▶ [DATA LINES]
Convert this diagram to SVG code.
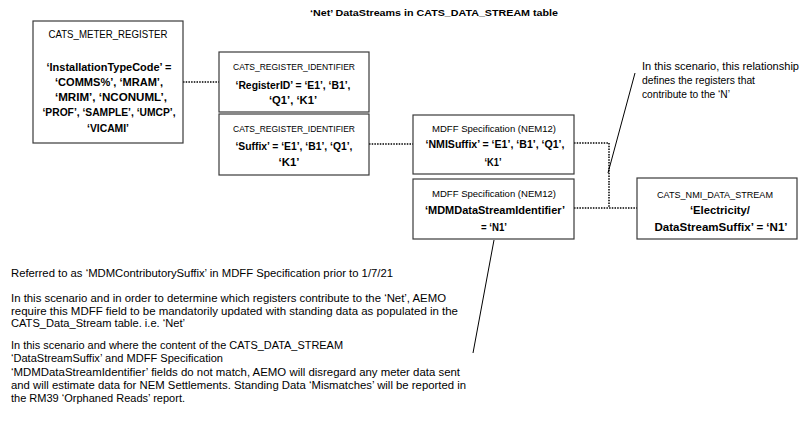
<svg xmlns="http://www.w3.org/2000/svg" width="801" height="448" viewBox="0 0 801 448">
<style>
  text { font-family: "Liberation Sans", Arial, sans-serif; fill: #000; }
  .box { fill: #fff; stroke: #3a3a3a; stroke-width: 1.2; }
  .hdr { font-size: 8.5px; text-anchor: middle; }
  .hdrL { font-size: 10.5px; text-anchor: middle; }
  .b { font-size: 10.5px; font-weight: bold; text-anchor: middle; }
  .note { font-size: 10px; }
  .title { font-size: 9.5px; font-weight: bold; }
  .dot { fill: none; stroke: #000; stroke-width: 1.5; stroke-dasharray: 1.5 1.2; }
  .lead { fill: none; stroke: #000; stroke-width: 1; }
</style>
<rect width="801" height="448" fill="#fff"/>

<text class="title" x="310" y="16" textLength="248" lengthAdjust="spacingAndGlyphs">‘Net’ DataStreams in CATS_DATA_STREAM table</text>

<g id="connectors">
  <polyline class="dot" points="183,82 219,82"/>
  <polyline class="dot" points="369,144 413,144"/>
  <polyline class="dot" points="574,143 609,143 609,208"/>
  <polyline class="dot" points="574,208 637,208"/>
  <line class="lead" x1="608" y1="173" x2="635" y2="73"/>
  <line class="lead" x1="494" y1="240" x2="473" y2="353"/>
</g>

<g id="cats_meter_register">
  <rect class="box" x="33" y="21" width="150" height="122"/>
  <text class="hdrL" x="108" y="38" textLength="119" lengthAdjust="spacingAndGlyphs">CATS_METER_REGISTER</text>
  <text class="b" x="109" y="71" textLength="125" lengthAdjust="spacingAndGlyphs">‘InstallationTypeCode’ =</text>
  <text class="b" x="109" y="86" textLength="108" lengthAdjust="spacingAndGlyphs">‘COMMS%’, ‘MRAM’,</text>
  <text class="b" x="111" y="101" textLength="112" lengthAdjust="spacingAndGlyphs">‘MRIM’, ‘NCONUML’,</text>
  <text class="b" x="109" y="116" textLength="133" lengthAdjust="spacingAndGlyphs">‘PROF’, ‘SAMPLE’, ‘UMCP’,</text>
  <text class="b" x="108" y="132" textLength="42" lengthAdjust="spacingAndGlyphs">‘VICAMI’</text>
</g>

<g id="cats_register_identifier_1">
  <rect class="box" x="219" y="52" width="150" height="60"/>
  <text class="hdr" x="294" y="70" textLength="122" lengthAdjust="spacingAndGlyphs">CATS_REGISTER_IDENTIFIER</text>
  <text class="b" x="293" y="89" textLength="115" lengthAdjust="spacingAndGlyphs">‘RegisterID’ = ‘E1’, ‘B1’,</text>
  <text class="b" x="293" y="104" textLength="48" lengthAdjust="spacingAndGlyphs">‘Q1’, ‘K1’</text>
</g>

<g id="cats_register_identifier_2">
  <rect class="box" x="219" y="114" width="150" height="61"/>
  <text class="hdr" x="294" y="132" textLength="122" lengthAdjust="spacingAndGlyphs">CATS_REGISTER_IDENTIFIER</text>
  <text class="b" x="294" y="150" textLength="117" lengthAdjust="spacingAndGlyphs">‘Suffix’ = ‘E1’, ‘B1’, ‘Q1’,</text>
  <text class="b" x="289" y="166" textLength="21" lengthAdjust="spacingAndGlyphs">‘K1’</text>
</g>

<g id="mdff_nmisuffix">
  <rect class="box" x="413" y="115" width="161" height="59"/>
  <text class="hdr" x="494" y="132" textLength="124" lengthAdjust="spacingAndGlyphs">MDFF Specification (NEM12)</text>
  <text class="b" x="495" y="148" textLength="139" lengthAdjust="spacingAndGlyphs">‘NMISuffix’ = ‘E1’, ‘B1’, ‘Q1’,</text>
  <text class="b" x="493" y="166" textLength="17" lengthAdjust="spacingAndGlyphs">‘K1’</text>
</g>

<g id="mdff_mdmdatastreamidentifier">
  <rect class="box" x="413" y="179" width="161" height="60"/>
  <text class="hdr" x="494" y="197" textLength="124" lengthAdjust="spacingAndGlyphs">MDFF Specification (NEM12)</text>
  <text class="b" x="495" y="214" textLength="140" lengthAdjust="spacingAndGlyphs">‘MDMDataStreamIdentifier’</text>
  <text class="b" x="494" y="231" textLength="26" lengthAdjust="spacingAndGlyphs">= ‘N1’</text>
</g>

<g id="cats_nmi_data_stream">
  <rect class="box" x="637" y="178" width="160" height="61"/>
  <text class="hdr" x="715" y="198" textLength="116" lengthAdjust="spacingAndGlyphs">CATS_NMI_DATA_STREAM</text>
  <text class="b" x="720" y="214" textLength="60" lengthAdjust="spacingAndGlyphs">‘Electricity/</text>
  <text class="b" x="721" y="231" textLength="133" lengthAdjust="spacingAndGlyphs">DataStreamSuffix’ = ‘N1’</text>
</g>

<g id="callout_relationship">
  <text class="note" x="642" y="70" textLength="157" lengthAdjust="spacingAndGlyphs">In this scenario, this relationship</text>
  <text class="note" x="642" y="84" textLength="113" lengthAdjust="spacingAndGlyphs">defines the registers that</text>
  <text class="note" x="642" y="98" textLength="88" lengthAdjust="spacingAndGlyphs">contribute to the ‘N’</text>
</g>

<g id="notes" xml:space="preserve">
  <text class="note" x="11" y="277" textLength="382" lengthAdjust="spacingAndGlyphs">Referred to as ‘MDMContributorySuffix’ in MDFF Specification prior to 1/7/21</text>
  <text class="note" x="11" y="302" textLength="435" lengthAdjust="spacingAndGlyphs">In this scenario and in order to determine which registers contribute to the ‘Net’,  AEMO</text>
  <text class="note" x="11" y="315" textLength="447" lengthAdjust="spacingAndGlyphs">require this MDFF field to be mandatorily updated with standing data as populated in the</text>
  <text class="note" x="11" y="327" textLength="174" lengthAdjust="spacingAndGlyphs">CATS_Data_Stream table.   i.e. ‘Net’</text>
  <text class="note" x="11" y="349" textLength="332" lengthAdjust="spacingAndGlyphs">In this scenario and where the content of the CATS_DATA_STREAM</text>
  <text class="note" x="11" y="362" textLength="212" lengthAdjust="spacingAndGlyphs">‘DataStreamSuffix’  and MDFF Specification</text>
  <text class="note" x="11" y="376" textLength="449" lengthAdjust="spacingAndGlyphs">‘MDMDataStreamIdentifier’ fields do not match,  AEMO will disregard any meter data sent</text>
  <text class="note" x="11" y="389" textLength="455" lengthAdjust="spacingAndGlyphs">and will estimate data for NEM Settlements.  Standing Data ‘Mismatches’ will be reported in</text>
  <text class="note" x="11" y="402" textLength="174" lengthAdjust="spacingAndGlyphs">the RM39 ‘Orphaned Reads’ report.</text>
</g>
</svg>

▶ [TASK STATEMENT] Transcribe the listing in full. Omit the pictures and keep every line exact.

▶ [THE SOLUTION]
Convert this diagram to SVG code.
<svg xmlns="http://www.w3.org/2000/svg" width="801" height="448" viewBox="0 0 801 448">
<style>
  text { font-family: "Liberation Sans", Arial, sans-serif; fill: #000; }
  .box { fill: #fff; stroke: #3a3a3a; stroke-width: 1.2; }
  .hdr { font-size: 8.5px; text-anchor: middle; }
  .hdrL { font-size: 10.5px; text-anchor: middle; }
  .b { font-size: 10.5px; font-weight: bold; text-anchor: middle; }
  .note { font-size: 10px; }
  .title { font-size: 9.5px; font-weight: bold; }
  .dot { fill: none; stroke: #000; stroke-width: 1.5; stroke-dasharray: 1.5 1.2; }
  .lead { fill: none; stroke: #000; stroke-width: 1; }
</style>
<rect width="801" height="448" fill="#fff"/>

<text class="title" x="310" y="16" textLength="248" lengthAdjust="spacingAndGlyphs">‘Net’ DataStreams in CATS_DATA_STREAM table</text>

<g id="connectors">
  <polyline class="dot" points="183,82 219,82"/>
  <polyline class="dot" points="369,144 413,144"/>
  <polyline class="dot" points="574,143 609,143 609,208"/>
  <polyline class="dot" points="574,208 637,208"/>
  <line class="lead" x1="608" y1="173" x2="635" y2="73"/>
  <line class="lead" x1="494" y1="240" x2="473" y2="353"/>
</g>

<g id="cats_meter_register">
  <rect class="box" x="33" y="21" width="150" height="122"/>
  <text class="hdrL" x="108" y="38" textLength="119" lengthAdjust="spacingAndGlyphs">CATS_METER_REGISTER</text>
  <text class="b" x="109" y="71" textLength="125" lengthAdjust="spacingAndGlyphs">‘InstallationTypeCode’ =</text>
  <text class="b" x="109" y="86" textLength="108" lengthAdjust="spacingAndGlyphs">‘COMMS%’, ‘MRAM’,</text>
  <text class="b" x="111" y="101" textLength="112" lengthAdjust="spacingAndGlyphs">‘MRIM’, ‘NCONUML’,</text>
  <text class="b" x="109" y="116" textLength="133" lengthAdjust="spacingAndGlyphs">‘PROF’, ‘SAMPLE’, ‘UMCP’,</text>
  <text class="b" x="108" y="132" textLength="42" lengthAdjust="spacingAndGlyphs">‘VICAMI’</text>
</g>

<g id="cats_register_identifier_1">
  <rect class="box" x="219" y="52" width="150" height="60"/>
  <text class="hdr" x="294" y="70" textLength="122" lengthAdjust="spacingAndGlyphs">CATS_REGISTER_IDENTIFIER</text>
  <text class="b" x="293" y="89" textLength="115" lengthAdjust="spacingAndGlyphs">‘RegisterID’ = ‘E1’, ‘B1’,</text>
  <text class="b" x="293" y="104" textLength="48" lengthAdjust="spacingAndGlyphs">‘Q1’, ‘K1’</text>
</g>

<g id="cats_register_identifier_2">
  <rect class="box" x="219" y="114" width="150" height="61"/>
  <text class="hdr" x="294" y="132" textLength="122" lengthAdjust="spacingAndGlyphs">CATS_REGISTER_IDENTIFIER</text>
  <text class="b" x="294" y="150" textLength="117" lengthAdjust="spacingAndGlyphs">‘Suffix’ = ‘E1’, ‘B1’, ‘Q1’,</text>
  <text class="b" x="289" y="166" textLength="21" lengthAdjust="spacingAndGlyphs">‘K1’</text>
</g>

<g id="mdff_nmisuffix">
  <rect class="box" x="413" y="115" width="161" height="59"/>
  <text class="hdr" x="494" y="132" textLength="124" lengthAdjust="spacingAndGlyphs">MDFF Specification (NEM12)</text>
  <text class="b" x="495" y="148" textLength="139" lengthAdjust="spacingAndGlyphs">‘NMISuffix’ = ‘E1’, ‘B1’, ‘Q1’,</text>
  <text class="b" x="493" y="166" textLength="17" lengthAdjust="spacingAndGlyphs">‘K1’</text>
</g>

<g id="mdff_mdmdatastreamidentifier">
  <rect class="box" x="413" y="179" width="161" height="60"/>
  <text class="hdr" x="494" y="197" textLength="124" lengthAdjust="spacingAndGlyphs">MDFF Specification (NEM12)</text>
  <text class="b" x="495" y="214" textLength="140" lengthAdjust="spacingAndGlyphs">‘MDMDataStreamIdentifier’</text>
  <text class="b" x="494" y="231" textLength="26" lengthAdjust="spacingAndGlyphs">= ‘N1’</text>
</g>

<g id="cats_nmi_data_stream">
  <rect class="box" x="637" y="178" width="160" height="61"/>
  <text class="hdr" x="715" y="198" textLength="116" lengthAdjust="spacingAndGlyphs">CATS_NMI_DATA_STREAM</text>
  <text class="b" x="720" y="214" textLength="60" lengthAdjust="spacingAndGlyphs">‘Electricity/</text>
  <text class="b" x="721" y="231" textLength="133" lengthAdjust="spacingAndGlyphs">DataStreamSuffix’ = ‘N1’</text>
</g>

<g id="callout_relationship">
  <text class="note" x="642" y="70" textLength="157" lengthAdjust="spacingAndGlyphs">In this scenario, this relationship</text>
  <text class="note" x="642" y="84" textLength="113" lengthAdjust="spacingAndGlyphs">defines the registers that</text>
  <text class="note" x="642" y="98" textLength="88" lengthAdjust="spacingAndGlyphs">contribute to the ‘N’</text>
</g>

<g id="notes" xml:space="preserve">
  <text class="note" x="11" y="277" textLength="382" lengthAdjust="spacingAndGlyphs">Referred to as ‘MDMContributorySuffix’ in MDFF Specification prior to 1/7/21</text>
  <text class="note" x="11" y="302" textLength="435" lengthAdjust="spacingAndGlyphs">In this scenario and in order to determine which registers contribute to the ‘Net’,  AEMO</text>
  <text class="note" x="11" y="315" textLength="447" lengthAdjust="spacingAndGlyphs">require this MDFF field to be mandatorily updated with standing data as populated in the</text>
  <text class="note" x="11" y="327" textLength="174" lengthAdjust="spacingAndGlyphs">CATS_Data_Stream table.   i.e. ‘Net’</text>
  <text class="note" x="11" y="349" textLength="332" lengthAdjust="spacingAndGlyphs">In this scenario and where the content of the CATS_DATA_STREAM</text>
  <text class="note" x="11" y="362" textLength="212" lengthAdjust="spacingAndGlyphs">‘DataStreamSuffix’  and MDFF Specification</text>
  <text class="note" x="11" y="376" textLength="449" lengthAdjust="spacingAndGlyphs">‘MDMDataStreamIdentifier’ fields do not match,  AEMO will disregard any meter data sent</text>
  <text class="note" x="11" y="389" textLength="455" lengthAdjust="spacingAndGlyphs">and will estimate data for NEM Settlements.  Standing Data ‘Mismatches’ will be reported in</text>
  <text class="note" x="11" y="402" textLength="174" lengthAdjust="spacingAndGlyphs">the RM39 ‘Orphaned Reads’ report.</text>
</g>
</svg>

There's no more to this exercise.